Czech central bank expects no more than a 50bp rate hike in 2019

CNB governor JIri Rusnok expects no more than a 50bp cumulative rate hike in 2019, he told Nova, a TV channel. He said that the CNB would tighten monetary policy at a much slower pace than in 2018, given that the economy has already shown some slowdown signs. Rusnok argued that despite the observed slowdown, the economy continued to grow at a very robust pace in conditions of virtually zero unemployment, which exerted inflationary pressure. Rusnok suggested that a neutral level of the policy rate would be somewhere at 2% or slightly above, which is why he doesn’t expect more rate hikes this year. He also noted that there were plenty of external risks, referring to Brexit and possible impediments to global trade. Yet, Rusnok added that he considered the finance ministry’s latest projections, namely GDP growth at 2.5% in 2019 and 2.4% in 2020, as too pessimistic.
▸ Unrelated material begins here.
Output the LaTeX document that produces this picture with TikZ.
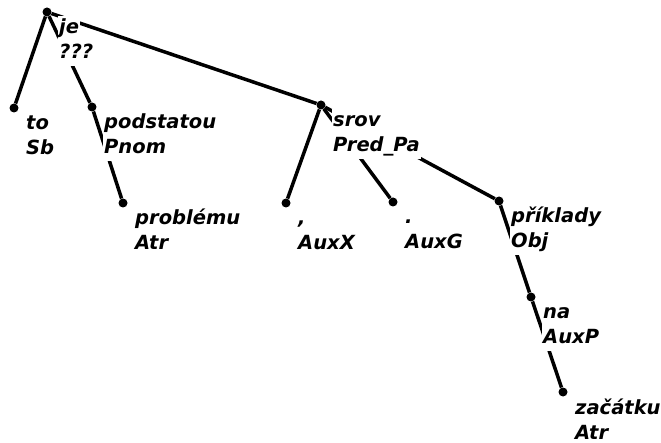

We remind that based on these forecasts, the finance ministry is currently looking for savings at CZK25bn in the 2020 budget, which have been the topic of sometimes heated discussions in the cabinet thus far.

Rusnok underlined that despite economic developments, the CNB’s priority was price stability, which is where monetary policy was aimed at. It appears that it was him who put forward that argument at the latest MPC meeting, when there was a debate whether the CNB should let the exchange rate deviate so much from the CNB forecast. While Rusnok didn’t say how he would vote at the next MPC meeting on Mar 28, we believe his argument on price stability implies that he would be willing to vote for a rate hike this time, given how inflation has been above the CNB forecast in both January and February (though the gap has declined) and the odds are it will remain above the forecast in March.

Inevitably, the conversation also approached mortgage loans and the CNB’s policy towards them. Rusnok said that the primary factor behind property price growth was supply, as slow issuance of building permits and the generally slow process of residential construction led to insufficient number of properties, given growing demand. Rusnok added that the issue was mostly in larger cities, where construction opportunities are much fewer, while the number of their inhabitants is growing due to more work opportunities. As far as mortgage loan availability is concerned, Rusnok assured that lending rates won’t rise as quickly as they did in 2018.